In a complaint to the Auckland District Health Board, Aston laid out how the misdiagnosis from the doctor — called Doctor A in reports — negatively impacted treatment for her anemia.
"I feel like I have had my dignity stripped and my rights seriously breached," Aston said at the time, according to The Herald. "Due to my extremely low hemoglobin levels, my specialist feels I am at serious risk of dying."
However, Aston’s anemia was deemed self-inflicted.
"I was told because I had been a midwife I must be stealing needles from the hospital and bleeding myself through my vagina, my bowel or my throat," she told The Herald.
Instead of medical intervention, Aston was forcibly admitted to the hospital under psychiatric watch.

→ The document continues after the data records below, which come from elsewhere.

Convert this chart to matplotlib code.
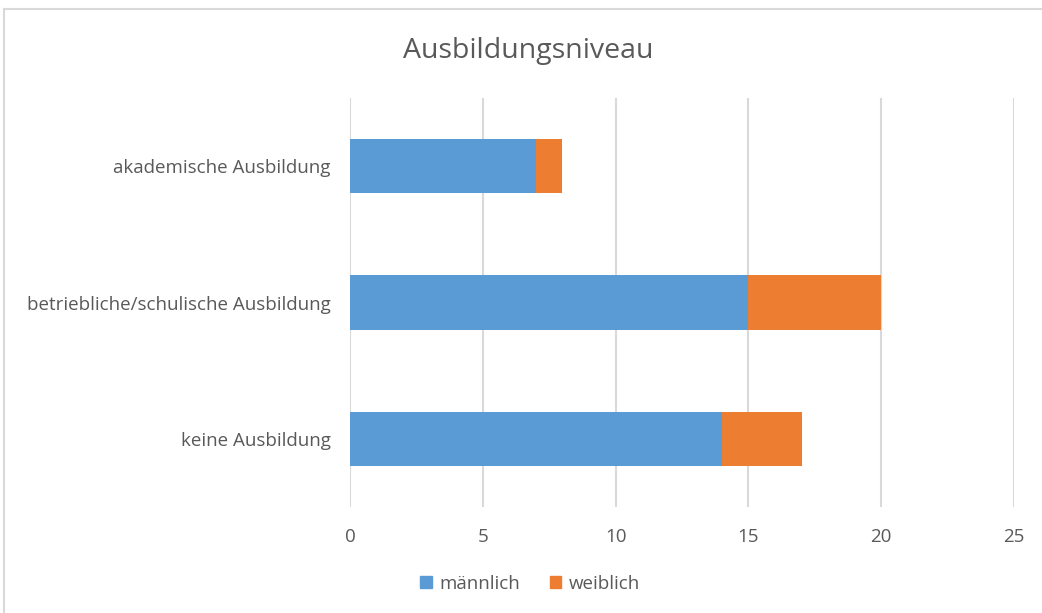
import matplotlib.pyplot as plt
from matplotlib.lines import Line2D
from matplotlib.patches import Patch

plt.rcParams['font.family'] = ['Open Sans', 'DejaVu Sans']

categories = ["keine Ausbildung", "betriebliche/schulische Ausbildung", "akademische Ausbildung"]
maennlich = [14, 15, 7]
weiblich = [3, 5, 1]
series_names = ["männlich", "weiblich"]
xticks = [0, 5, 10, 15, 20, 25]

blue = "#5B9BD5"
orange = "#ED7D31"
text_col = "#595959"
grid_col = "#D9D9D9"

W, H = 1042, 613
fig = plt.figure(figsize=(W / 100, H / 100), dpi=100)
ax = fig.add_axes([350 / W, 1 - 507 / H, (1014 - 350) / W, (507 - 98) / H])

y = range(len(categories))
ax.barh(y, maennlich, height=0.4, color=blue, zorder=3)
ax.barh(y, weiblich, left=maennlich, height=0.4, color=orange, zorder=3)

ax.set_xlim(0, 25)
ax.set_ylim(-0.5, 2.5)
ax.set_xticks(xticks)
ax.set_xticklabels([str(t) for t in xticks])
ax.set_yticks(list(y))
ax.set_yticklabels(categories)
ax.grid(axis="x", color=grid_col, linewidth=1.5, zorder=0)
for s in ax.spines.values():
    s.set_visible(False)
ax.tick_params(length=0, colors=text_col, labelsize=13.5)
ax.tick_params(axis="x", pad=15)
ax.tick_params(axis="y", pad=14)

fig.text(528 / W, 1 - 51 / H, "Ausbildungsniveau", ha="center", va="center",
         fontsize=20.5, color=text_col)

handles = [Patch(color=blue), Patch(color=orange)]
leg = fig.legend(handles, series_names, loc="center", bbox_to_anchor=(530 / W, 1 - 584 / H),
                 ncol=2, frameon=False, fontsize=13.5, handlelength=0.6, handleheight=0.6,
                 handletextpad=0.4, columnspacing=1.6)
for t in leg.get_texts():
    t.set_color(text_col)

# outer chart border (only top and left visible in the crop)
fig.add_artist(Line2D([4 / W, 4 / W], [0, 1 - 9 / H], color=grid_col, linewidth=1.5))
fig.add_artist(Line2D([4 / W, 1], [1 - 9 / H, 1 - 9 / H], color=grid_col, linewidth=1.5))

fig.savefig("out.png", dpi=100)
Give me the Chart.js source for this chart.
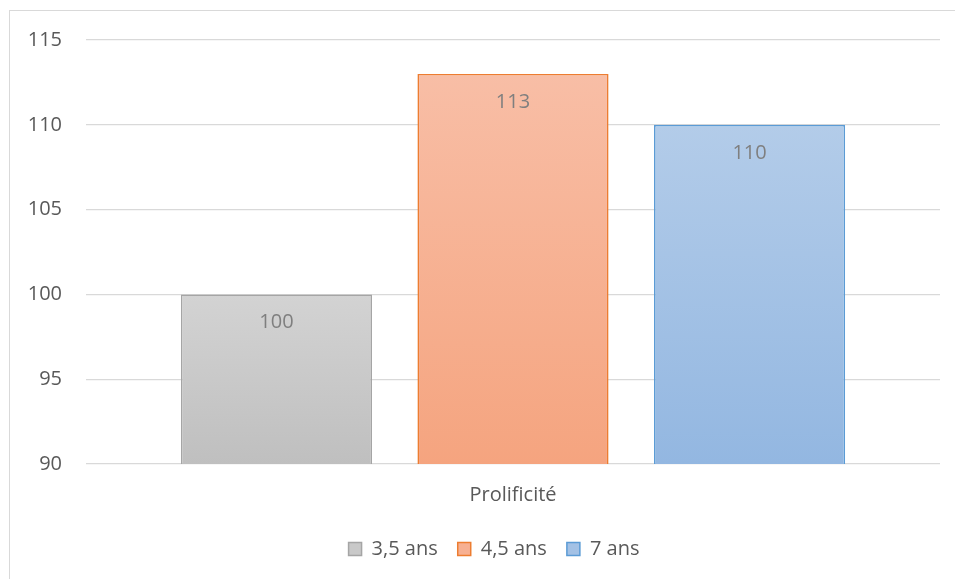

"I wasn't even allowed to go to the toilet or bathroom by myself," she told The Herald.
Those in New Zealand’s EDS community said they are ready to fight against medical mistreatment in Aston’s name.
“It has been a silent struggle for so many of us and, with Steph’s passing, I think so many of us are ready to fight. It’s what she would’ve wanted,” Norma Hockenhull, who has EDS, told The Herald.
“There are no words to accurately describe how I felt watching this all unfold,” Hockenhull said. “You are never prepared to see someone you care about die, especially at such a young age."
“Steph was an accomplished young woman who had her whole life in front of her. With early intervention and a comprehensive medical team, I believe she would still be here. She would’ve had a chance.”